Given material →
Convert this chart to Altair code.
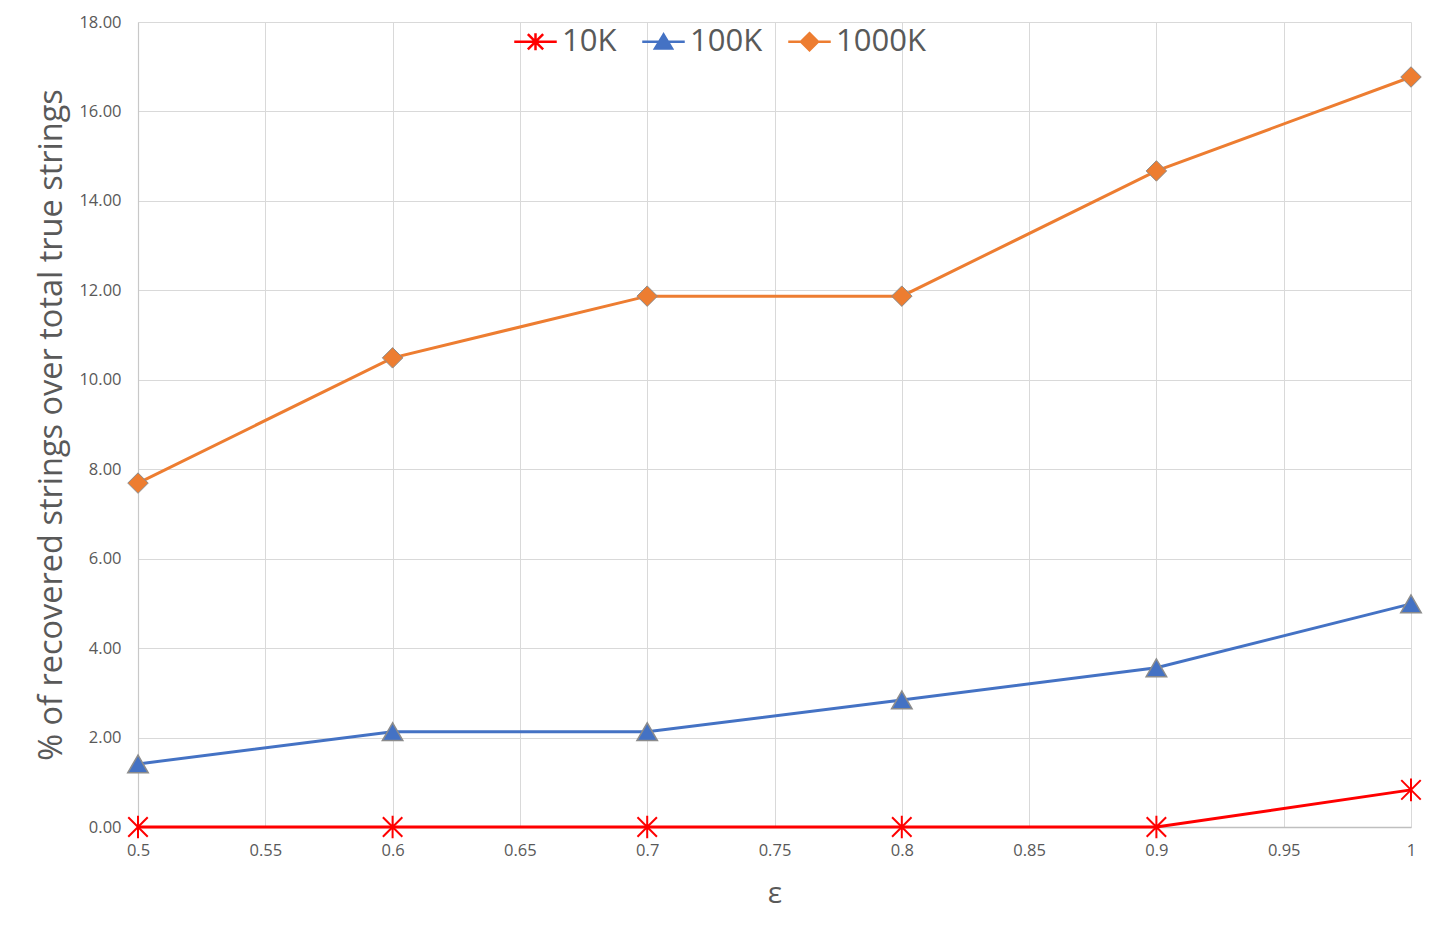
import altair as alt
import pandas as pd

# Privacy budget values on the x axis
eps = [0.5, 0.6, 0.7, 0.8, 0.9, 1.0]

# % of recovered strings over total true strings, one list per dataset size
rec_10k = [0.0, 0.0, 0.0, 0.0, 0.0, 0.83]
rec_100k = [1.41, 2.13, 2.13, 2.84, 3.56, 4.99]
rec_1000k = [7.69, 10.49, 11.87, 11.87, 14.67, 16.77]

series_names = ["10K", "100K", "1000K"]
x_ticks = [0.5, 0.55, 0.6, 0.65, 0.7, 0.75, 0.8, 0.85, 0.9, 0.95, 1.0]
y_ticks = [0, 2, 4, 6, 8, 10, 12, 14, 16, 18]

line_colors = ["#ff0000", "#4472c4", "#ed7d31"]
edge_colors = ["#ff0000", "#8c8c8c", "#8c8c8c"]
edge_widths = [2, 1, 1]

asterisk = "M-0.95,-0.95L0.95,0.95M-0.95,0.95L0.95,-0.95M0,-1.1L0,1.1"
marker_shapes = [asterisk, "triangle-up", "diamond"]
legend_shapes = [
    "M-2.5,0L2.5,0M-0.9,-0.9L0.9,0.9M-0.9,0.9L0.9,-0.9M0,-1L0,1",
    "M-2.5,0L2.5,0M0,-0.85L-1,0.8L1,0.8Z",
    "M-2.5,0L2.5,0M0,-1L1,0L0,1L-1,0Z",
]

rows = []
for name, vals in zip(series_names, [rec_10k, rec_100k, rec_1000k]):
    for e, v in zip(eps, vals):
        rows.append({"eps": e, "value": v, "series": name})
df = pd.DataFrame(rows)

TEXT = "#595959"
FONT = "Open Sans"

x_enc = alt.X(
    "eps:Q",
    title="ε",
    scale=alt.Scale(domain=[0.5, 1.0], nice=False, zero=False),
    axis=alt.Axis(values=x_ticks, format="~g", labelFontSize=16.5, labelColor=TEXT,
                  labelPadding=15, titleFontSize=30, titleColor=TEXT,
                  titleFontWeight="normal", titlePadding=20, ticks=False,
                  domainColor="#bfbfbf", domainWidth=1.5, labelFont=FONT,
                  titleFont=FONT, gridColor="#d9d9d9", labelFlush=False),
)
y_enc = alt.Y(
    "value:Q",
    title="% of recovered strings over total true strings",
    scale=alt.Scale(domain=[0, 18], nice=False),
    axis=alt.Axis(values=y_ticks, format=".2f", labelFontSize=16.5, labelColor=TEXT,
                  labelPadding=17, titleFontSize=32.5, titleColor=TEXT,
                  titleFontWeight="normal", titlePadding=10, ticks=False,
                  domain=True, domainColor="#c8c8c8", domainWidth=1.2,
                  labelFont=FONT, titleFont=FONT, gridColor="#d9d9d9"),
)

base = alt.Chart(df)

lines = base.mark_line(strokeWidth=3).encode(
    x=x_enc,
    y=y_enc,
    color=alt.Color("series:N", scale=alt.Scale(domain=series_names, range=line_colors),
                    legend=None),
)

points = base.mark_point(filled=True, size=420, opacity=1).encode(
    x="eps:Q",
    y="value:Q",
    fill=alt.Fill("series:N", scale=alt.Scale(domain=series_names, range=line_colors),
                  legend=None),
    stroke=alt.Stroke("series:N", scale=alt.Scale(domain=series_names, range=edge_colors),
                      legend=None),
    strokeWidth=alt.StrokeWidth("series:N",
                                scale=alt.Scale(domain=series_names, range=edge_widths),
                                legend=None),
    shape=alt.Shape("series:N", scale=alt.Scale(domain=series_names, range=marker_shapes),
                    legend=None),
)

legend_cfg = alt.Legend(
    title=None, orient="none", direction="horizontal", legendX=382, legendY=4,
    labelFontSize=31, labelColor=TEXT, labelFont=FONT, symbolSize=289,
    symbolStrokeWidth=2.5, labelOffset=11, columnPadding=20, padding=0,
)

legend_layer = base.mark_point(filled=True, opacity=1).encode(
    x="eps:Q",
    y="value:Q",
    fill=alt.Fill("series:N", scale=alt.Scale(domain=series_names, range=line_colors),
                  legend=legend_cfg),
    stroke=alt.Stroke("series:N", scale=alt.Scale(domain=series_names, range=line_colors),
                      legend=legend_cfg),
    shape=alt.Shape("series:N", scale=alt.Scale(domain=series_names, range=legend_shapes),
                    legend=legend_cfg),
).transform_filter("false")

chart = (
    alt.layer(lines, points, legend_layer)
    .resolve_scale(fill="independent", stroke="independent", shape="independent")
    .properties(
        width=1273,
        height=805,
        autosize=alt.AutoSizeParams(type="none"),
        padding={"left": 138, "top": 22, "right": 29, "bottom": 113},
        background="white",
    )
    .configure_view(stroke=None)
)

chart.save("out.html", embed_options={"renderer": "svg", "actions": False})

Written instruction →
Give again, word for word, every line from the top of the data through the line with "y_ticks = [0, 2, 4, 6, 8, 10, 12, 14, 16, 18]", both ends included, and exclude the pictures.

Response to the exercise →
Convert this chart to Altair code.
import altair as alt
import pandas as pd

# Privacy budget values on the x axis
eps = [0.5, 0.6, 0.7, 0.8, 0.9, 1.0]

# % of recovered strings over total true strings, one list per dataset size
rec_10k = [0.0, 0.0, 0.0, 0.0, 0.0, 0.83]
rec_100k = [1.41, 2.13, 2.13, 2.84, 3.56, 4.99]
rec_1000k = [7.69, 10.49, 11.87, 11.87, 14.67, 16.77]

series_names = ["10K", "100K", "1000K"]
x_ticks = [0.5, 0.55, 0.6, 0.65, 0.7, 0.75, 0.8, 0.85, 0.9, 0.95, 1.0]
y_ticks = [0, 2, 4, 6, 8, 10, 12, 14, 16, 18]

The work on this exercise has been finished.